Another Private-Public Contrast

This article on the FDA's propose to regulate medical-related iPhone apps got me thinking.   These bureaucrats are really like marketers in a company.  They are constantly coming up with growth ideas, though in the case of regulators it is ideas to growth the size and scope of their power, rather than sales, but the thought process is probably about the same.

Most new product ideas that come out of these brainstorming sessions in the private industry are a failure - they die in the conference room, or later in funding, or maybe later in the marketplace.  A few survive.  But at the end of the day, what matters is not how much the person who came up with the idea wants it to happen, it is whether the idea proves to be of value to the public.

Unfortunately, there is no such check on the regulatory sphere.  They come up with an idea to expand power, and they just run with it and make it happen.  In fact, general public opposition is generally interpreted by these folks as proof of concept - ie if people are against the new regulations, they must REALLY be necessary.

We would be better off if regulatory ideas were adopted at roughly the same rate that new products ideas are successful.


  1. dullgeek:

    It'd also be useful if there were a natural way to end failed regulatory ideas like the natural way that failed private industry ideas end (e.g. they're not profitable). If such a thing existed then regulation wouldn't be so onerous. Ideas could be tried, tested and only the good ones would remain.

    Sadly the entire purpose of regulation and laws is to override this evolutionary process with fiat. Put another way, the experimentation that Tim Harford so beautifully describes in his book, is not only not endemic to politics. Politics opposes it.

  2. Ted Rado:

    There is no force acting on the USG to be efficient. The less efficient, the more people in your department and the higher your rating. The same thing in private enterprise would get you fired. We need to think up a new way to organize USG to reward frugal management.

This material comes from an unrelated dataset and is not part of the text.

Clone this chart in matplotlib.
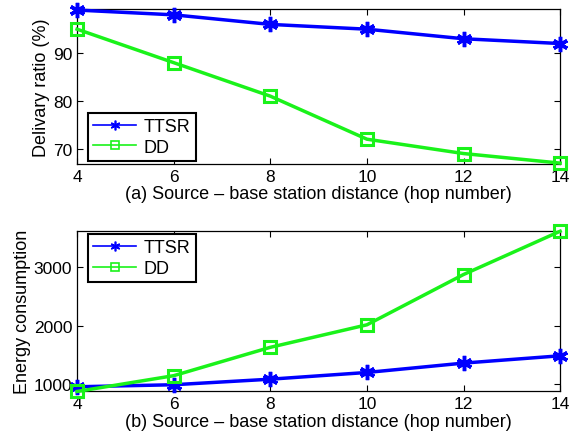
import numpy as np
import matplotlib.pyplot as plt
from matplotlib.lines import Line2D

hops = [4, 6, 8, 10, 12, 14]
ttsr_ratio = [99, 98, 96, 95, 93, 92]
dd_ratio = [95, 88, 81, 72, 69, 67]
ttsr_energy = [960, 995, 1090, 1205, 1365, 1490]
dd_energy = [880, 1150, 1635, 2020, 2880, 3620]

plt.rcParams['font.family'] = ['Liberation Sans', 'DejaVu Sans']
plt.rcParams['font.size'] = 12

blue = (0, 0, 1)
green = (0.1, 0.95, 0.1)
ast = (6, 2, 0)


def style(ax):
    ax.tick_params(direction='in', top=True, right=True, length=4, width=0.8,
                   labelsize=12.5)
    for s in ax.spines.values():
        s.set_linewidth(0.9)
    ax.set_xlim(4, 14)
    ax.set_xticks(hops)


def legend(ax, loc, anchor):
    h = [Line2D([], [], color=blue, lw=1.2, marker=ast, ms=7, mew=1.2),
         Line2D([], [], color=green, lw=1.2, marker='s', ms=6, mfc='none',
                mew=1.2)]
    lg = ax.legend(h, ['TTSR', 'DD'], loc=loc, bbox_to_anchor=anchor,
                   fancybox=False, framealpha=1, edgecolor='black',
                   fontsize=13, handlelength=2.4, handletextpad=0.4,
                   borderaxespad=0, labelspacing=0.2, borderpad=0.3)
    lg.get_frame().set_linewidth(1.5)


fig = plt.figure(figsize=(5.71, 4.39), dpi=100)
ax1 = fig.add_axes([0.135, 0.624, 0.846, 0.353])
ax2 = fig.add_axes([0.135, 0.106, 0.846, 0.365])

ax1.plot(hops, ttsr_ratio, color=blue, lw=2.5, marker=ast, ms=11, mew=2.5,
         clip_on=False, zorder=3)
ax1.plot(hops, dd_ratio, color=green, lw=2.5, marker='s', ms=9, mfc='none',
         mew=2.2, clip_on=False, zorder=3)
style(ax1)
ax1.set_ylim(66.8, 99.2)
ax1.set_yticks([70, 80, 90])
ax1.set_ylabel('Delivary ratio (%)', fontsize=13, labelpad=2)
ax1.set_xlabel('(a) Source \u2013 base station distance (hop number)',
               fontsize=13, labelpad=1)
legend(ax1, 'lower left', (0.022, 0.02))

ax2.plot(hops, ttsr_energy, color=blue, lw=2.5, marker=ast, ms=11, mew=2.5,
         clip_on=False, zorder=3)
ax2.plot(hops, dd_energy, color=green, lw=2.5, marker='s', ms=9, mfc='none',
         mew=2.2, clip_on=False, zorder=3)
style(ax2)
ax2.set_ylim(880, 3620)
ax2.set_yticks([1000, 2000, 3000])
ax2.set_ylabel('Energy consumption', fontsize=13, labelpad=2)
ax2.set_xlabel('(b) Source \u2013 base station distance (hop number)',
               fontsize=13, labelpad=1)
legend(ax2, 'upper left', (0.022, 0.983))

fig.savefig('out.png', dpi=100)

    At the elected official level, there is another problem. The more money you spend on giveaway programs, the more votes you get. (Sen. Grassley and ethanol).

    A USG reorganization to avoid these pitfalls is way overdue.

  3. Henry Bowman:

    There is only one way to tame the regulatory beast that the Federal government has become. And, that way is to turn off the money. Given the dire fiscal straits of the country, the regulatory state may become self-regulating (or, another view, suicidal).

  4. Craig:

    As long as a regulatory agency exists -- no matter what its responsibility -- the sole goal of its employees will be to prove their worth and regulate our asses off in their particular area of specialization. They can, perhaps, be reined in by cutting their budgets. Eliminating them, though, is the only real solution.